---------- Records to process ----------
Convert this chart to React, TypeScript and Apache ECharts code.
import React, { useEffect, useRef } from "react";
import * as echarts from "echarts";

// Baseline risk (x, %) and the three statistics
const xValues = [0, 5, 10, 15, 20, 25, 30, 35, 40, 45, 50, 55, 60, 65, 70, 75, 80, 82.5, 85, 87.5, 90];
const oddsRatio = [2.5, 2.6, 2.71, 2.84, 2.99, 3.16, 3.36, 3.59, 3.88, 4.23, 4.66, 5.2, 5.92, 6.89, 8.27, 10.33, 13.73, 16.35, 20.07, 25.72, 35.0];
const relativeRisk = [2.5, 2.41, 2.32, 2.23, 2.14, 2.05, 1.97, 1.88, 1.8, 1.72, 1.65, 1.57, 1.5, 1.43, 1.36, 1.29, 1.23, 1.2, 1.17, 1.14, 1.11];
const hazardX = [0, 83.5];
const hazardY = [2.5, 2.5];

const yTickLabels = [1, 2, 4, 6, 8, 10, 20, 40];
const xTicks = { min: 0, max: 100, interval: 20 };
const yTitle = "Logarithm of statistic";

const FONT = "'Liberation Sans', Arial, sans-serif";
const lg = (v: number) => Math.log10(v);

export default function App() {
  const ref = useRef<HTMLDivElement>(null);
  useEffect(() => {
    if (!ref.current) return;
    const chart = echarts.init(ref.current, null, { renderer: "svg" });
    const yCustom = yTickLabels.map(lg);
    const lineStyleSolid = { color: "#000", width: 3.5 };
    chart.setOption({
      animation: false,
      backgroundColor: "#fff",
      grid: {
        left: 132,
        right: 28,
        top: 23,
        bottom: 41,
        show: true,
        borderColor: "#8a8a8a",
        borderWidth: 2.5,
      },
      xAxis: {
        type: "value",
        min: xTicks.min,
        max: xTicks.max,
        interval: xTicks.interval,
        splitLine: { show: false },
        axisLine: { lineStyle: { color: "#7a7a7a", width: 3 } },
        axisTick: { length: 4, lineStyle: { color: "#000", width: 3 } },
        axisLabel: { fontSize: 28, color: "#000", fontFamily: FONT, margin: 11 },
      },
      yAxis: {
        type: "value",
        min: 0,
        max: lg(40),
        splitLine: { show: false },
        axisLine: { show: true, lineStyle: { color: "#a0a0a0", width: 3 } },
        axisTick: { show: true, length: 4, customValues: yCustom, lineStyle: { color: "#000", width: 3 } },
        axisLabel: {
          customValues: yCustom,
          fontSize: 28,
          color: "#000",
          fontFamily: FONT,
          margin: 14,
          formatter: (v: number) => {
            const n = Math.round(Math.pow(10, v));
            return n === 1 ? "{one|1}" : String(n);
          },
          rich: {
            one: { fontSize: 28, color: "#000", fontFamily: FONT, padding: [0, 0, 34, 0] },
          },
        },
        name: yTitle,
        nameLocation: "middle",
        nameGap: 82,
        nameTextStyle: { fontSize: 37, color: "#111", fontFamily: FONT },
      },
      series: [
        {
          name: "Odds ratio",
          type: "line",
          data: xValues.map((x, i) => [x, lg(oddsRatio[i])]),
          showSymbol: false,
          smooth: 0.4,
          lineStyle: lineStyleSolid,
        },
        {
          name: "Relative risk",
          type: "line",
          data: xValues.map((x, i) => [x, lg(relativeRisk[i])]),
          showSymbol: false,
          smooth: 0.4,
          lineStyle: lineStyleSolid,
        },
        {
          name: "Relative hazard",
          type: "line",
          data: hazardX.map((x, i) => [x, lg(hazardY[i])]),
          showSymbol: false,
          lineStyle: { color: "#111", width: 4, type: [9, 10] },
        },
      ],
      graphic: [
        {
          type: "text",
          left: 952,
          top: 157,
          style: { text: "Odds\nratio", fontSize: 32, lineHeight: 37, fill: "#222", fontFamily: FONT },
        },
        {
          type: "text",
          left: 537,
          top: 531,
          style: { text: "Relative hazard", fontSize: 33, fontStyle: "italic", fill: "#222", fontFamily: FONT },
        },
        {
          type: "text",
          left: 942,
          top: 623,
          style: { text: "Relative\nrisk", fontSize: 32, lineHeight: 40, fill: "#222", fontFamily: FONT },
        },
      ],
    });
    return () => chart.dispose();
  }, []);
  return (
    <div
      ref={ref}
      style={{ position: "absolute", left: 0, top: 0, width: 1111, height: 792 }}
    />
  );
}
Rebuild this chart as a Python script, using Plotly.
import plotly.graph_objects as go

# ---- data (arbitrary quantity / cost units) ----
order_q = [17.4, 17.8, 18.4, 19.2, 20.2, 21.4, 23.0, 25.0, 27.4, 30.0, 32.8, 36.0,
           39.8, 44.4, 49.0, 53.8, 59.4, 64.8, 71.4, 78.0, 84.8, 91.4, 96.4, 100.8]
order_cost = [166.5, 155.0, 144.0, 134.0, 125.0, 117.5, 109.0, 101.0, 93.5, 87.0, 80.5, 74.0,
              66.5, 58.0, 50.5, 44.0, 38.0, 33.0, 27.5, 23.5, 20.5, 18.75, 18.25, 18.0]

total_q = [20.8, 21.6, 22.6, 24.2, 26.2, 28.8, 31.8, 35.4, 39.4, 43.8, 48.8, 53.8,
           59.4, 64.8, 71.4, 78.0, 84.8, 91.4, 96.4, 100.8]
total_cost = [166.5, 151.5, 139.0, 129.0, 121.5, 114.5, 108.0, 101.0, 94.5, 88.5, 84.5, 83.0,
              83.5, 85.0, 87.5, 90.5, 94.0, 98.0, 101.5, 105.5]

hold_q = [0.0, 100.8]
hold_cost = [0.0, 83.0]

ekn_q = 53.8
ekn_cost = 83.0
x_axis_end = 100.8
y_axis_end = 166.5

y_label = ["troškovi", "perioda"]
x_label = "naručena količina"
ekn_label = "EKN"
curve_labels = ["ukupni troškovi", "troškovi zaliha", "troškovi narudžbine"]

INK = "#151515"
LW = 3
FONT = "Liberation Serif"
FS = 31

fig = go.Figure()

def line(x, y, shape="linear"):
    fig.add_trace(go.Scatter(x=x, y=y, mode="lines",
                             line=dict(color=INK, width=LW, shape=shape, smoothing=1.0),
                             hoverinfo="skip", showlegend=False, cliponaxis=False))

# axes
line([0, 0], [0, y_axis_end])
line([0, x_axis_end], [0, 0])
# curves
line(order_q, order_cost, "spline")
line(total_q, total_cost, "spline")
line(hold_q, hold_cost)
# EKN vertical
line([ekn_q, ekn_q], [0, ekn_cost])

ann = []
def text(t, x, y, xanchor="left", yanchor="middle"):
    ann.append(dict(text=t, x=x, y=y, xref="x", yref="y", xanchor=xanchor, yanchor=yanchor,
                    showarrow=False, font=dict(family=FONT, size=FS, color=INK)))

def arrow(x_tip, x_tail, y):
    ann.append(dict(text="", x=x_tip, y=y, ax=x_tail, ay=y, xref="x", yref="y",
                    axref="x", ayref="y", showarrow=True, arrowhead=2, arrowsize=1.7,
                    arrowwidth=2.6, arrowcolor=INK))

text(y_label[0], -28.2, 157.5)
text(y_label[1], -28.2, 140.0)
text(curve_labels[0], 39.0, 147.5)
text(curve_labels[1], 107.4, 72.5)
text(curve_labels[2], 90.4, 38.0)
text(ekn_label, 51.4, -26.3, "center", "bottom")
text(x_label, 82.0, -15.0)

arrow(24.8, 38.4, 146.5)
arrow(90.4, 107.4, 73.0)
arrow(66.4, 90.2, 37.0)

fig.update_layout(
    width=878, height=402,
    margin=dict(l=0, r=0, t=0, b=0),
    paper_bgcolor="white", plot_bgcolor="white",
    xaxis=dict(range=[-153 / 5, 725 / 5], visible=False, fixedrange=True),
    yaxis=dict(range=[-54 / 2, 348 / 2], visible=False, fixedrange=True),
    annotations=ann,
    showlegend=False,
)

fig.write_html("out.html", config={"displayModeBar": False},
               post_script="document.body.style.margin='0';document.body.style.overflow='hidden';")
----------
---------- Records to process ----------
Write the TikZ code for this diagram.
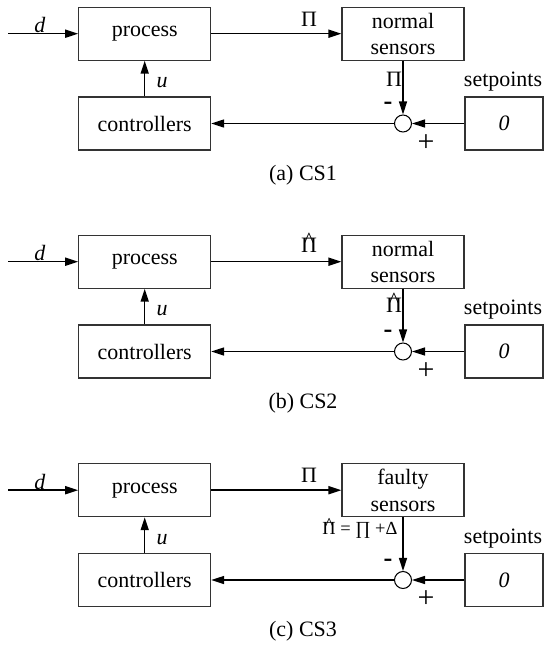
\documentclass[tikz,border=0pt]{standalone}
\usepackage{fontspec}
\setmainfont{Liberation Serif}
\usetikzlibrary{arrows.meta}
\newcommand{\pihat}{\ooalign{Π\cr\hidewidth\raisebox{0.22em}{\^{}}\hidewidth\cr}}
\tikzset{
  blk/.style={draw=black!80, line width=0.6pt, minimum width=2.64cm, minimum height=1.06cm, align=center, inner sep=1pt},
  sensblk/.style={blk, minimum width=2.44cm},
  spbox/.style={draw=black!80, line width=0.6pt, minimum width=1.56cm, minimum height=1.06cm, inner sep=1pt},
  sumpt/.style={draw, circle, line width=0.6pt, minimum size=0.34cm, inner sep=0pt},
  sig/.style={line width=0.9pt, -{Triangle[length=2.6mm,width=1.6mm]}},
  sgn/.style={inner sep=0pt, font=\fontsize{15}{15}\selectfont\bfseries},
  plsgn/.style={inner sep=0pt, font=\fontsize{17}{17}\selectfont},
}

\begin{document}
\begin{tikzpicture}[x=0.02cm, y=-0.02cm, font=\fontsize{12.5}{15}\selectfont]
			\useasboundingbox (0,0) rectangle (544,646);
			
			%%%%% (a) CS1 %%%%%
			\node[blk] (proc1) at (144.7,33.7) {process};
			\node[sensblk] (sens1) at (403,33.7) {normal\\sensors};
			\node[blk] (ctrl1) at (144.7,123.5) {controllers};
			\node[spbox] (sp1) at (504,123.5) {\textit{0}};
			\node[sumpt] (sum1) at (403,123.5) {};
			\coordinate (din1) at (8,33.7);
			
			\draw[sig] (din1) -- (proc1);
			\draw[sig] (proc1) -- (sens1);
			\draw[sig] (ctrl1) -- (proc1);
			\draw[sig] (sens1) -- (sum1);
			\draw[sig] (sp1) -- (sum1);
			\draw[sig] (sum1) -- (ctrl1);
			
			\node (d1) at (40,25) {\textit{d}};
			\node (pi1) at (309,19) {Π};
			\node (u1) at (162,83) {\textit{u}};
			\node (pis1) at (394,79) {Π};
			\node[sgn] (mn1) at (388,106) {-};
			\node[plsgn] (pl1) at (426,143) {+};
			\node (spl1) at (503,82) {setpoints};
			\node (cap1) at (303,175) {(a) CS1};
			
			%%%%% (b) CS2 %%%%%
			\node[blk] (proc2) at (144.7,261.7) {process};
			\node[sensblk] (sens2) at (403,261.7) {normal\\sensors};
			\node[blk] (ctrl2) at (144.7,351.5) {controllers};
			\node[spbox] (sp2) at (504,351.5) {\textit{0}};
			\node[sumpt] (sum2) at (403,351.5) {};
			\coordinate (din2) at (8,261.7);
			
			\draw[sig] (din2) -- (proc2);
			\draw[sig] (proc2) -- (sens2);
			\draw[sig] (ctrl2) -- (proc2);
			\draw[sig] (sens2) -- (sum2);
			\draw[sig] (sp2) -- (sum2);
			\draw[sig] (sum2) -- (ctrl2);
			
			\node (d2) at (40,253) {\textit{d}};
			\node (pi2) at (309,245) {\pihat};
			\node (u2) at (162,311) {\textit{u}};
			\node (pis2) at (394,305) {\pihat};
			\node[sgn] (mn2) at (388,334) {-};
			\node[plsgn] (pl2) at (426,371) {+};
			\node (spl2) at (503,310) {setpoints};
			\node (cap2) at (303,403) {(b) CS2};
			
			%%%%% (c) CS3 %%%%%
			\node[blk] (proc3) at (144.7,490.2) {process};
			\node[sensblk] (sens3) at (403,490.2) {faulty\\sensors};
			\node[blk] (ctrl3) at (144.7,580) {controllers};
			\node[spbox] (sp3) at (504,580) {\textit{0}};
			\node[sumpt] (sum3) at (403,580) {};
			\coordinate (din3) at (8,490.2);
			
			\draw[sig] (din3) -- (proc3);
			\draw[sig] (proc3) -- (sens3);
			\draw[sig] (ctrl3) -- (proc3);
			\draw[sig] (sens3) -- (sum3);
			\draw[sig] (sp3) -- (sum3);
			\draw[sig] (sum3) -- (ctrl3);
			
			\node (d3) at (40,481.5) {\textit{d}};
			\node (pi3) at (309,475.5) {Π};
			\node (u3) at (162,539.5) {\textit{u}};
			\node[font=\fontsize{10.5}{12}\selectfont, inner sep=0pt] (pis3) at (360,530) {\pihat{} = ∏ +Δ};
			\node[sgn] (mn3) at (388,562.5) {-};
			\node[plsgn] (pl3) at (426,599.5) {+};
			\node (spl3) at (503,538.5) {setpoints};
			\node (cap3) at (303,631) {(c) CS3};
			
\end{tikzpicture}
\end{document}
----------
---------- Records to process ----------
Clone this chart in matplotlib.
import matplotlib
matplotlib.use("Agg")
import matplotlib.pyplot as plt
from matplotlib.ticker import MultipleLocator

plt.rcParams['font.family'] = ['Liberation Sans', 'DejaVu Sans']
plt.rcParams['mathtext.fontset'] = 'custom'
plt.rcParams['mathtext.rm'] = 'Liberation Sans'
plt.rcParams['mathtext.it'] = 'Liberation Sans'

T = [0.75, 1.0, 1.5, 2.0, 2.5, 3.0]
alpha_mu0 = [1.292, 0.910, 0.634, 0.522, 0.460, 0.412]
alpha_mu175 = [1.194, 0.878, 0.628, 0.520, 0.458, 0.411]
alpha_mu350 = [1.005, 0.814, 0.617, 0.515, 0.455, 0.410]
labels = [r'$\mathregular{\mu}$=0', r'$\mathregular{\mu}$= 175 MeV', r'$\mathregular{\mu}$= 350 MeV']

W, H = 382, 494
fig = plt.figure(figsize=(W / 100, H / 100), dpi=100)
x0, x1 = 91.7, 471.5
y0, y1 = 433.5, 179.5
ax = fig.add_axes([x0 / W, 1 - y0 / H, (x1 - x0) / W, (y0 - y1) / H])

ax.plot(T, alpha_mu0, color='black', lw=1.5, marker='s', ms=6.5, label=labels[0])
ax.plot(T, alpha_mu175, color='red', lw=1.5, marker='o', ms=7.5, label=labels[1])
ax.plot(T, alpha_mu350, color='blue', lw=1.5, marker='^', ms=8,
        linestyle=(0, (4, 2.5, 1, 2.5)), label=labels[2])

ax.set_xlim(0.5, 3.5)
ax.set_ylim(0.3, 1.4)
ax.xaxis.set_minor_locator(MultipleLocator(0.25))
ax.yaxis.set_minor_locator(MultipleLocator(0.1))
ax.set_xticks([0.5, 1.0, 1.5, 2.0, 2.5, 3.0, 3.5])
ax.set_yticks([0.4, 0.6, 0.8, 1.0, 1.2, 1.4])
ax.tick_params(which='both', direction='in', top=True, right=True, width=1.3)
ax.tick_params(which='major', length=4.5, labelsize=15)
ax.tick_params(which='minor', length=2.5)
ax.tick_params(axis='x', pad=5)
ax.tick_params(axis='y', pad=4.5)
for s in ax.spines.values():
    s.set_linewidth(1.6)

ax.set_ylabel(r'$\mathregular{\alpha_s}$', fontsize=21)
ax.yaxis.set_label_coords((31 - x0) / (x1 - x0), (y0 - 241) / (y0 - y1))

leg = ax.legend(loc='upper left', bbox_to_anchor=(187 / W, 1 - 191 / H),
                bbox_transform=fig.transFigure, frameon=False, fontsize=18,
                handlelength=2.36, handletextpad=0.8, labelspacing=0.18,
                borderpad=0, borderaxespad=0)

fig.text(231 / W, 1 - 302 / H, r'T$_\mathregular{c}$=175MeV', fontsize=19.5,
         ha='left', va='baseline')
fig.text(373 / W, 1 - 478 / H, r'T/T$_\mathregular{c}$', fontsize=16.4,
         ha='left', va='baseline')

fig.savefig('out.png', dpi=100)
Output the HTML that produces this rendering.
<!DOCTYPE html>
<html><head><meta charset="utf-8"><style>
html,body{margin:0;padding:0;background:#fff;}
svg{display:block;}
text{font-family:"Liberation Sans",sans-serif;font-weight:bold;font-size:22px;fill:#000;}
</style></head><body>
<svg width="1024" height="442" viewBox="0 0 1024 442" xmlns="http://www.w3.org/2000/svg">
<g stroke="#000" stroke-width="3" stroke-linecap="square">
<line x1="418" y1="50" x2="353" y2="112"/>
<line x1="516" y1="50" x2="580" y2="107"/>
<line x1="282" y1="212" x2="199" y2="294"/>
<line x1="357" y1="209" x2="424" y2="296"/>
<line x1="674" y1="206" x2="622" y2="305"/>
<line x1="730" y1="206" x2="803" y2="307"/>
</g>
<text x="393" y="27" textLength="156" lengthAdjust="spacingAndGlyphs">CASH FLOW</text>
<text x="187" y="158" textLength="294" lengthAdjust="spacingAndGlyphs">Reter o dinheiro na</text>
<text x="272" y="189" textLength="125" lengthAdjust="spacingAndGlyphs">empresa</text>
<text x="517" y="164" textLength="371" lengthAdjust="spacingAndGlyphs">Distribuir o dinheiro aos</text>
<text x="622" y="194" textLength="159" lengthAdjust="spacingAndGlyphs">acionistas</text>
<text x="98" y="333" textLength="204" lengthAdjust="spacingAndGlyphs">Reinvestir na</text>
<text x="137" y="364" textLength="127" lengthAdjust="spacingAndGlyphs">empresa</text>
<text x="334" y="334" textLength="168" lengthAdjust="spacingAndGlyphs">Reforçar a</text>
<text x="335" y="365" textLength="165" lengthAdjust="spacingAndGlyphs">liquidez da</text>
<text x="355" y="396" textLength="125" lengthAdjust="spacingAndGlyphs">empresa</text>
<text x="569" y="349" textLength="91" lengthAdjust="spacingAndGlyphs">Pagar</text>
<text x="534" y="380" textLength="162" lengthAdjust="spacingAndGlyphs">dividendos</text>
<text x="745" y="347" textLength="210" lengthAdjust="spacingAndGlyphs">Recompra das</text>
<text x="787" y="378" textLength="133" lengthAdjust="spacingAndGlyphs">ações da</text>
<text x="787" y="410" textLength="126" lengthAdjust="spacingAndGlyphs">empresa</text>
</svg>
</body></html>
----------
§ Your goal
Gather up every line in the data above that contains the word "matplotlib", copying each one.

§ Result of this task
Clone this chart in matplotlib.
import matplotlib
matplotlib.use("Agg")
import matplotlib.pyplot as plt
from matplotlib.ticker import MultipleLocator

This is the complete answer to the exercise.